SET TASK: Retype word for word the first line of the listing and each line after it up to the line with "const yTicks = [0, 20, 40, 60, 80, 100];", with the pictures taken out.

SOURCE MATERIAL:
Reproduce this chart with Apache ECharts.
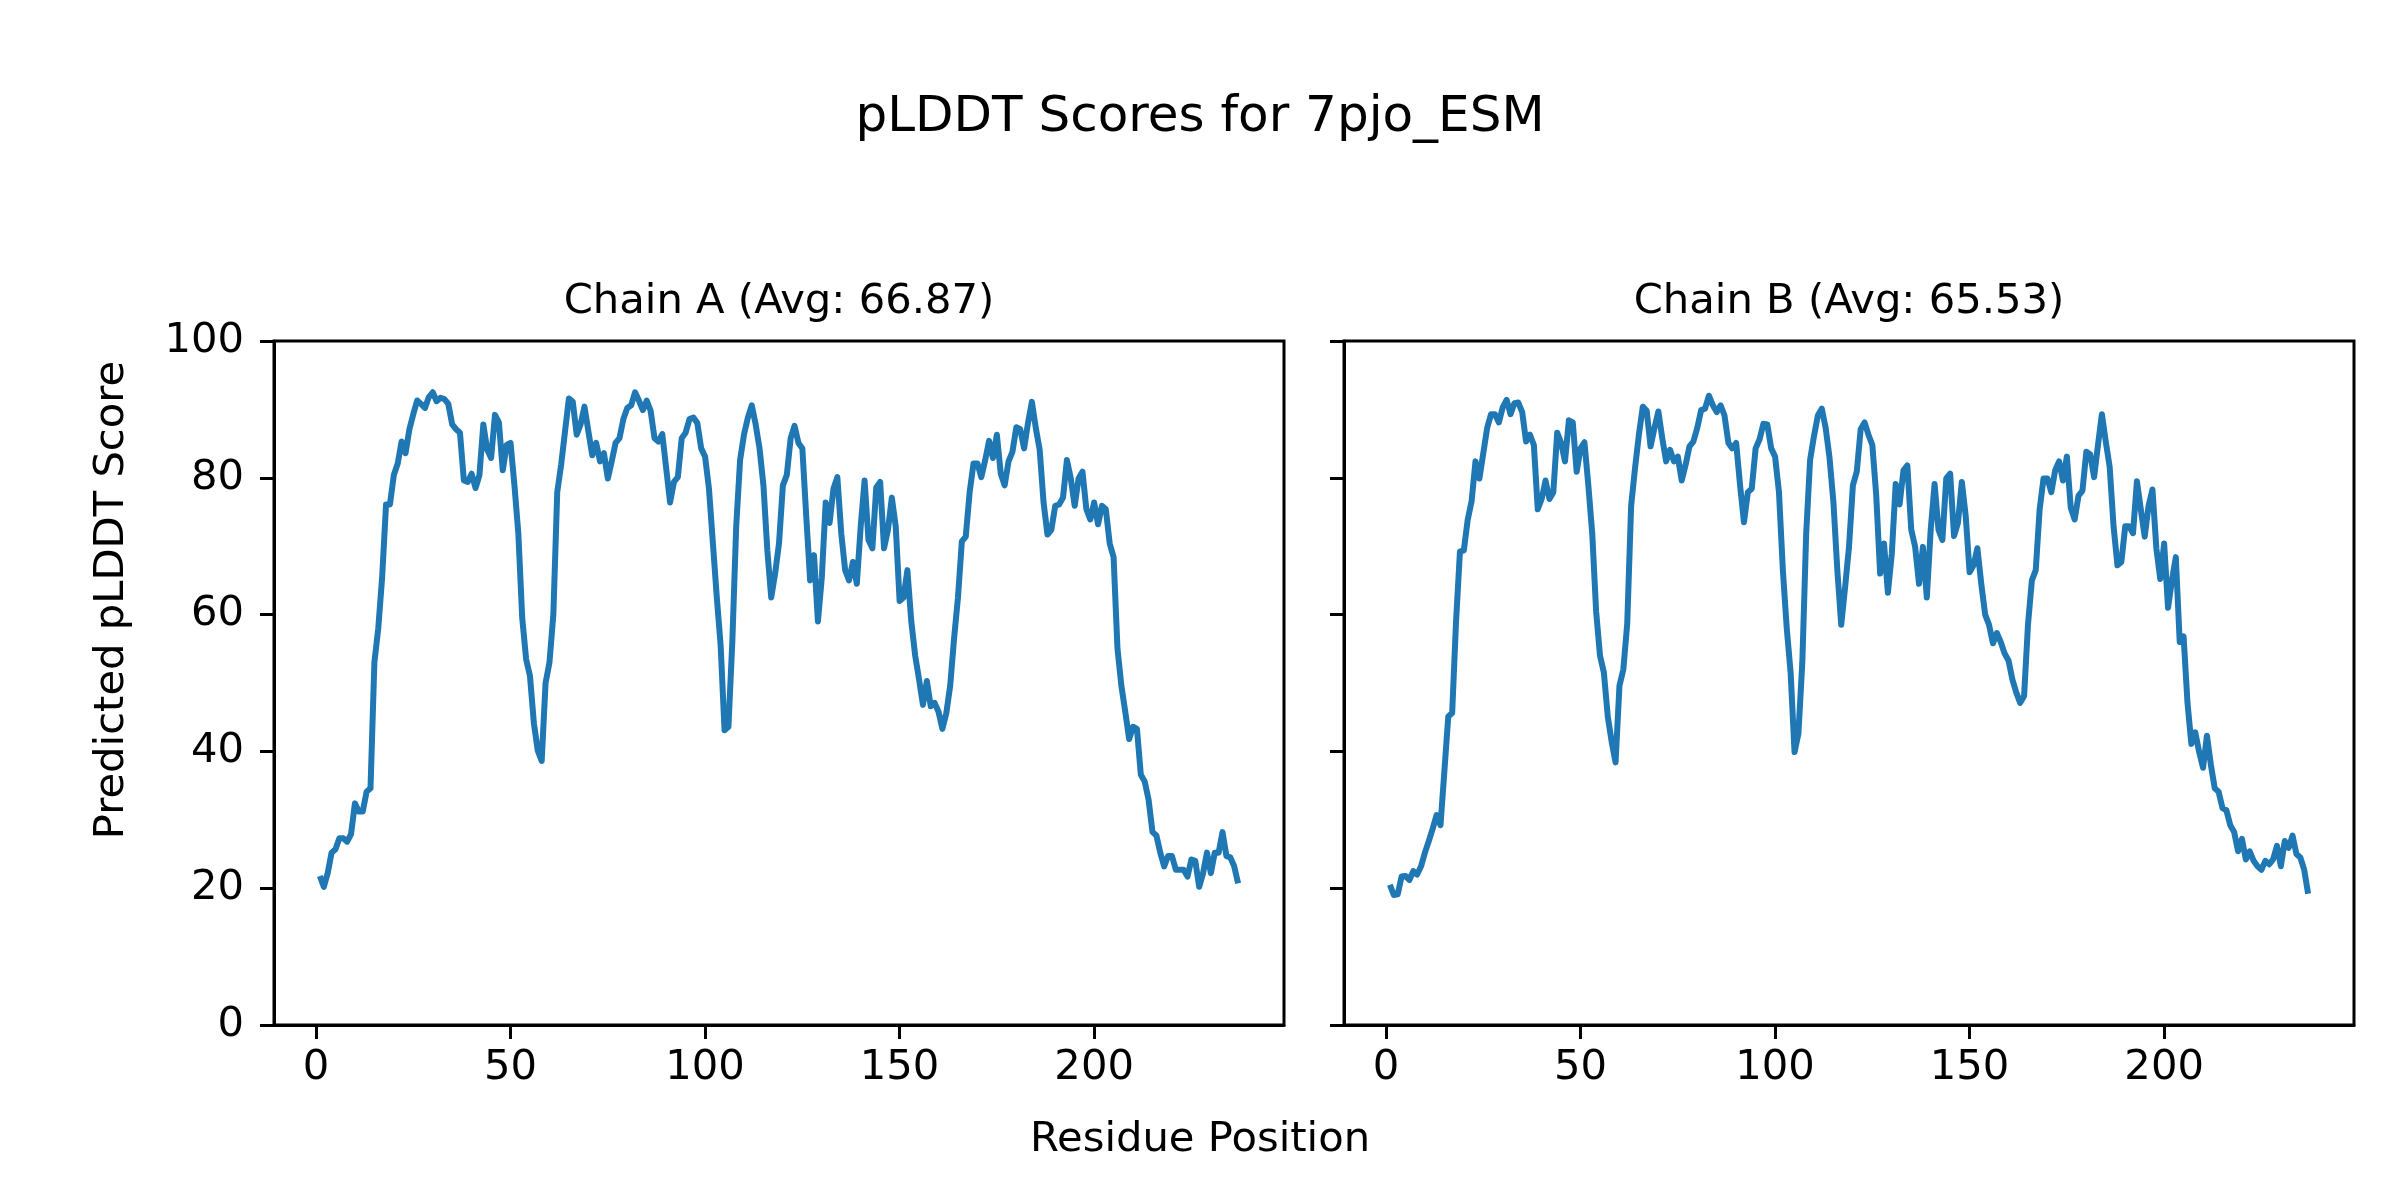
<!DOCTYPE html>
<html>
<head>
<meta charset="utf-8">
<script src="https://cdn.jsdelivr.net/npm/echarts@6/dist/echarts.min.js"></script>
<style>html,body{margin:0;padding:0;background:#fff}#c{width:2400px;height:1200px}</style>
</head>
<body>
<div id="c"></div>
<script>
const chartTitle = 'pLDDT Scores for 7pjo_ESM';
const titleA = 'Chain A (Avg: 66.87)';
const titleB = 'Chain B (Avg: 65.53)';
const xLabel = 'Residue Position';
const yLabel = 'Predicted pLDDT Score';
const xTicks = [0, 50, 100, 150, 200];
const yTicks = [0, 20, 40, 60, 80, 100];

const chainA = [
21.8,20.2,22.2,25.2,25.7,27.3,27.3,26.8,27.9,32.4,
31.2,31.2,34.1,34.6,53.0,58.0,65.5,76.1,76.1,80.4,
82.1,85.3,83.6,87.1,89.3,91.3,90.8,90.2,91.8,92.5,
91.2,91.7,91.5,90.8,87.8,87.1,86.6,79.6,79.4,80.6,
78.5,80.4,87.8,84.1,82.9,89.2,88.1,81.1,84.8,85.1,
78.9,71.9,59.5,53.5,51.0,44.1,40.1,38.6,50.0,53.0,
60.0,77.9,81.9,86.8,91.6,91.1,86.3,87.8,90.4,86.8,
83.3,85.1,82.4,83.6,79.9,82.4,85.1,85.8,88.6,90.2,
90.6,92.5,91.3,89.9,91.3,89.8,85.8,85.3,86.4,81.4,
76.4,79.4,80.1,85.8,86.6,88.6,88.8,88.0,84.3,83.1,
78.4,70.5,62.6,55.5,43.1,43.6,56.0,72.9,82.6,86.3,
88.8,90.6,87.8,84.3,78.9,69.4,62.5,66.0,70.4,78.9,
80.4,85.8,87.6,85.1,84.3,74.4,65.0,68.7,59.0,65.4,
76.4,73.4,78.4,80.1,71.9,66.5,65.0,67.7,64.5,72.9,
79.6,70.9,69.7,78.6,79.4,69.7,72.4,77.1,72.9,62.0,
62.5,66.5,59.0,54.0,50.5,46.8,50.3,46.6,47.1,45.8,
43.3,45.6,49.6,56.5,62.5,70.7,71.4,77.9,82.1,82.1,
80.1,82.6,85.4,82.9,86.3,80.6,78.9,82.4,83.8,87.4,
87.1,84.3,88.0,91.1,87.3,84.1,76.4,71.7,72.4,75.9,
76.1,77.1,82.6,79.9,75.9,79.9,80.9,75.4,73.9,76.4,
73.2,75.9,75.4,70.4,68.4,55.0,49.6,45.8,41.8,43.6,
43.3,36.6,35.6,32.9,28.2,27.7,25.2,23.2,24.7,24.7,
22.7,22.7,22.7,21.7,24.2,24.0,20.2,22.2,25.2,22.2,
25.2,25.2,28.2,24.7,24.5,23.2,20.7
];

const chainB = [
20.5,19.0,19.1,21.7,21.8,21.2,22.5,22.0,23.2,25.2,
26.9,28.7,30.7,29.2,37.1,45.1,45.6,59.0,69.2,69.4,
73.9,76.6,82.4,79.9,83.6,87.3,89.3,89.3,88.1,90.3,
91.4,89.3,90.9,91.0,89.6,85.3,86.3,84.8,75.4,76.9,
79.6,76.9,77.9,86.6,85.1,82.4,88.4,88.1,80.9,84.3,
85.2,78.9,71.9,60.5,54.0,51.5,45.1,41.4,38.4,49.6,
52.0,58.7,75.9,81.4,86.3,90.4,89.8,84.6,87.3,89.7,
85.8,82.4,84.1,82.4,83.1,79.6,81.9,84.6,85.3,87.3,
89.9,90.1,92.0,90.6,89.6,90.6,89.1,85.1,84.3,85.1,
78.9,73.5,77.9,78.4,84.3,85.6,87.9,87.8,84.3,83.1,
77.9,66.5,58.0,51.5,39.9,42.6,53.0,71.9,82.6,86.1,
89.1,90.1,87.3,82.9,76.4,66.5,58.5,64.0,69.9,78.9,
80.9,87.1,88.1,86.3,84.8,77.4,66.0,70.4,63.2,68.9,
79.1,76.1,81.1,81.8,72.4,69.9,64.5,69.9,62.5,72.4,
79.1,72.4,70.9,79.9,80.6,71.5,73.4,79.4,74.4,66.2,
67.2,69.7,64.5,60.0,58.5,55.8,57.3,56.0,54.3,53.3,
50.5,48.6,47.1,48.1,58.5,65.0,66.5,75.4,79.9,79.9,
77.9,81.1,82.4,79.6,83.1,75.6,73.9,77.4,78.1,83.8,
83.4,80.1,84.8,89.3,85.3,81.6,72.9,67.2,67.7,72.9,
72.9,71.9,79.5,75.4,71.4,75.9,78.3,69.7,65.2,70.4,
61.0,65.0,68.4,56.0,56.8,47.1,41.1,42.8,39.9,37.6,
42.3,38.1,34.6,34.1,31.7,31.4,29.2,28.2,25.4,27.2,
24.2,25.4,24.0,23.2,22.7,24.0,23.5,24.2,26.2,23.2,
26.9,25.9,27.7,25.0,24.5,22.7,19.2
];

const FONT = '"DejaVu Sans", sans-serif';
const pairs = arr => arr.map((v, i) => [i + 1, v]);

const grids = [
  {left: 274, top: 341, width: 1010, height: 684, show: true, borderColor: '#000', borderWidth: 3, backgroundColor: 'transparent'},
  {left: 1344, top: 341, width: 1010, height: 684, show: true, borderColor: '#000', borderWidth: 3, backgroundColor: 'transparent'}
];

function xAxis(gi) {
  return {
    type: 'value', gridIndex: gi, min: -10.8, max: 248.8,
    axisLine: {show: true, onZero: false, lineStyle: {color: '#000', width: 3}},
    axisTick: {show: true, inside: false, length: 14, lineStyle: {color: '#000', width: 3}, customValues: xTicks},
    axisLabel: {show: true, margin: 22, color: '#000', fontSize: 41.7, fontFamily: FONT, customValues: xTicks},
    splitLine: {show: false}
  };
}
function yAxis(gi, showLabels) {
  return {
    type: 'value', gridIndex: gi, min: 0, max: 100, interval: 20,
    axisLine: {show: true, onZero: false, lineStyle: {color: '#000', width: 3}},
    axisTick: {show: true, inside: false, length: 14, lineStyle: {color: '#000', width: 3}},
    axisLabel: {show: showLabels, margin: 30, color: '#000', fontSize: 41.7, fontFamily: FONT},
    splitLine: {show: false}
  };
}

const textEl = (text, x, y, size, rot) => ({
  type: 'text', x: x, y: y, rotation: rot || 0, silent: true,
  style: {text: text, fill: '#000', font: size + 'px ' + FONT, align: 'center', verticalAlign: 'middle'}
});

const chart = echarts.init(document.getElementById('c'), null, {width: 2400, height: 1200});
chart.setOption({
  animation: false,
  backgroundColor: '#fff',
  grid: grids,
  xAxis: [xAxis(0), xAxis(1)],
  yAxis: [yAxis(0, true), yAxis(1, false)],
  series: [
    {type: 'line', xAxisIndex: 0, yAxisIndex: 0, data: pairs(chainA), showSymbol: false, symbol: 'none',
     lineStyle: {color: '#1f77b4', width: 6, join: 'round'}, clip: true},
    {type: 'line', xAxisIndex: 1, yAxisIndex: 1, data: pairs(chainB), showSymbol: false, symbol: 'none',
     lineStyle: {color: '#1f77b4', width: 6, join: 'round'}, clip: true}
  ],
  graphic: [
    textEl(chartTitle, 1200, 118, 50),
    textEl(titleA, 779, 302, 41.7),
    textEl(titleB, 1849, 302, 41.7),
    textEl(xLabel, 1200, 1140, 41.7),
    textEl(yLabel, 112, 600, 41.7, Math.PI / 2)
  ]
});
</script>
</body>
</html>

ANSWER TO THE EXERCISE:
Reproduce this chart with Apache ECharts.
<!DOCTYPE html>
<html>
<head>
<meta charset="utf-8">
<script src="https://cdn.jsdelivr.net/npm/echarts@6/dist/echarts.min.js"></script>
<style>html,body{margin:0;padding:0;background:#fff}#c{width:2400px;height:1200px}</style>
</head>
<body>
<div id="c"></div>
<script>
const chartTitle = 'pLDDT Scores for 7pjo_ESM';
const titleA = 'Chain A (Avg: 66.87)';
const titleB = 'Chain B (Avg: 65.53)';
const xLabel = 'Residue Position';
const yLabel = 'Predicted pLDDT Score';
const xTicks = [0, 50, 100, 150, 200];
const yTicks = [0, 20, 40, 60, 80, 100];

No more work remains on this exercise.